Dataset entries:
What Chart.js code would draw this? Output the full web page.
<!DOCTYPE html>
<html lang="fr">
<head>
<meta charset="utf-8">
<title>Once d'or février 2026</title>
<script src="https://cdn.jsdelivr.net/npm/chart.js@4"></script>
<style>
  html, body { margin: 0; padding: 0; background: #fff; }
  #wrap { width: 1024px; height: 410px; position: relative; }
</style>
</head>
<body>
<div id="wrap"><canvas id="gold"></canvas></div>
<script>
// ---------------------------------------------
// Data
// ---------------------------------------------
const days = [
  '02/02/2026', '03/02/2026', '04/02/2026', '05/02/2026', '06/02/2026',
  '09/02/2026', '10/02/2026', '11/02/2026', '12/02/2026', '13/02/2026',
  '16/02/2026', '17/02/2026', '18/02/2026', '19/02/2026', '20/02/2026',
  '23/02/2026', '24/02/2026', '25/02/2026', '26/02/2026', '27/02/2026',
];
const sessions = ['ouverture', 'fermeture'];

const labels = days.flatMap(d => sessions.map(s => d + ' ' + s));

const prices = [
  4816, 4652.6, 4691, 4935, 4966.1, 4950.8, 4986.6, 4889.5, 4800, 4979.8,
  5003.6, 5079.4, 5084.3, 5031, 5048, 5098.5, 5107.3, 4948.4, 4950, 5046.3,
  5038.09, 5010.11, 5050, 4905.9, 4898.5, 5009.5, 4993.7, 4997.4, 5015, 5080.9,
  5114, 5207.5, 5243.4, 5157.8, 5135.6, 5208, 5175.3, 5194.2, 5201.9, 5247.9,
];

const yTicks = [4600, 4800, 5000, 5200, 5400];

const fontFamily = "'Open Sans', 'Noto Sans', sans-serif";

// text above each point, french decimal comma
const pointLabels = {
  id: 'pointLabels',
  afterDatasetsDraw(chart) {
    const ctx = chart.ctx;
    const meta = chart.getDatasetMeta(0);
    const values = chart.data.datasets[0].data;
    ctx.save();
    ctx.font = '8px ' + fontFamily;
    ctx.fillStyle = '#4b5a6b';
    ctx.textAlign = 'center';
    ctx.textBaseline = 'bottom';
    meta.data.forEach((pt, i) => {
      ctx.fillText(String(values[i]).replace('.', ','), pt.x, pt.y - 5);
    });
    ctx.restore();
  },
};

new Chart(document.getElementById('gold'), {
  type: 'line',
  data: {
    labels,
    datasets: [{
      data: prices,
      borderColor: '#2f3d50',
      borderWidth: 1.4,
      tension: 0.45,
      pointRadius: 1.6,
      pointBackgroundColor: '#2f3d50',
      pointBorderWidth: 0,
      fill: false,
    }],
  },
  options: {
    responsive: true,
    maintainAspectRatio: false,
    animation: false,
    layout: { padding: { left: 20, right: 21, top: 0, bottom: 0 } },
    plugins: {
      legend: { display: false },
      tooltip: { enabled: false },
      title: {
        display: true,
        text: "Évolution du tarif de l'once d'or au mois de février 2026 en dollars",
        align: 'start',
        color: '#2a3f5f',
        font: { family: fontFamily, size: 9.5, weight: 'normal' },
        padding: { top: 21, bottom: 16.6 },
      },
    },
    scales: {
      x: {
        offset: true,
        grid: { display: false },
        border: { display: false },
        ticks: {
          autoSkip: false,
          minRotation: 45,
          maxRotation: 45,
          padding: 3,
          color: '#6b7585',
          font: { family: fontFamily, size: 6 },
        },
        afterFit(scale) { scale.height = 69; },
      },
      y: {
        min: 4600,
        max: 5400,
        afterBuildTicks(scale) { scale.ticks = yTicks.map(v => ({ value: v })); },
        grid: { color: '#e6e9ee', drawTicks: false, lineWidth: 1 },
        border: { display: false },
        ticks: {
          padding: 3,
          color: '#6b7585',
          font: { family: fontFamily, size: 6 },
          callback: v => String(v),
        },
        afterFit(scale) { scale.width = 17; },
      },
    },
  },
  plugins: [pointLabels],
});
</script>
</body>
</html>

---

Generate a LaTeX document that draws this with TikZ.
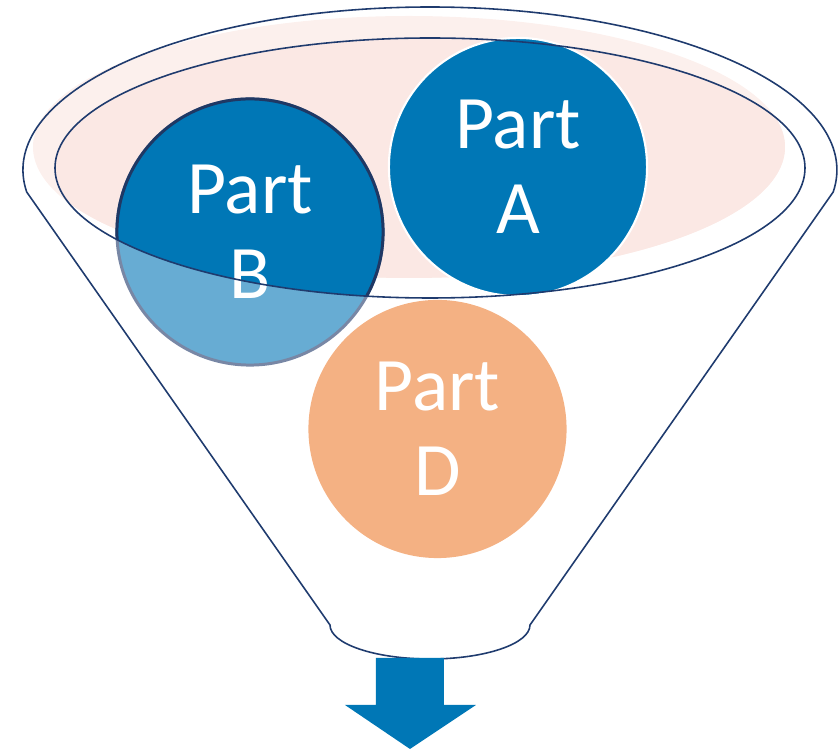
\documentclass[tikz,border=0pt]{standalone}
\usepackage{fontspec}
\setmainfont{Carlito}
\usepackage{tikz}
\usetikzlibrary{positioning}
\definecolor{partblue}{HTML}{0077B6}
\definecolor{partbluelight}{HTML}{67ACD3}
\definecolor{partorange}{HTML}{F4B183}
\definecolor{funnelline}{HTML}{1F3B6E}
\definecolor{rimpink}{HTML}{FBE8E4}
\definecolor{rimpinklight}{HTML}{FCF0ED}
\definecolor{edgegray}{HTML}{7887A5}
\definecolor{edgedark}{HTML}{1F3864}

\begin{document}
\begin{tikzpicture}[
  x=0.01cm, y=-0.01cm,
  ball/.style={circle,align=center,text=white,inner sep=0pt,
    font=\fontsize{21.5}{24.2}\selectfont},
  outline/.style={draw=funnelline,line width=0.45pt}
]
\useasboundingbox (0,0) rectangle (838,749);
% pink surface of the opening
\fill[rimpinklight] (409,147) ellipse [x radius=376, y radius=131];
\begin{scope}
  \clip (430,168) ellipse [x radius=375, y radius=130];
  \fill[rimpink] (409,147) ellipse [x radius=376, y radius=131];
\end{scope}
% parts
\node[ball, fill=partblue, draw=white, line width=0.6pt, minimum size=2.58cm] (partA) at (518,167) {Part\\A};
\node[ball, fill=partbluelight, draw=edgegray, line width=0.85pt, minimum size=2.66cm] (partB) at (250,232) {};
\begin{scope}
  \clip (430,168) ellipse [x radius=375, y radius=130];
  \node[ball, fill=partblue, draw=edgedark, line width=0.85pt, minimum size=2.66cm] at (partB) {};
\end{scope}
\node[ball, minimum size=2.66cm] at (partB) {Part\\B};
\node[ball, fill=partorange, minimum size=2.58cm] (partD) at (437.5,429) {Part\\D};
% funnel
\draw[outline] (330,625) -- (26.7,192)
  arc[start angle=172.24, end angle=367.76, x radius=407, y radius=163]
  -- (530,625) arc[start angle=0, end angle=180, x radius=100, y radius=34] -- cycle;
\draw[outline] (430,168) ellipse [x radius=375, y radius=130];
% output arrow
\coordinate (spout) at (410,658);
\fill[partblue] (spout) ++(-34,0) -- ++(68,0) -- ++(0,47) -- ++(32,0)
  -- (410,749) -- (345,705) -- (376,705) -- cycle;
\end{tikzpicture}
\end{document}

## EXERCISE BRIEF
Every line of the records that includes the word "this" should be gathered.

## FINAL ANSWER
What Chart.js code would draw this? Output the full web page.
Generate a LaTeX document that draws this with TikZ.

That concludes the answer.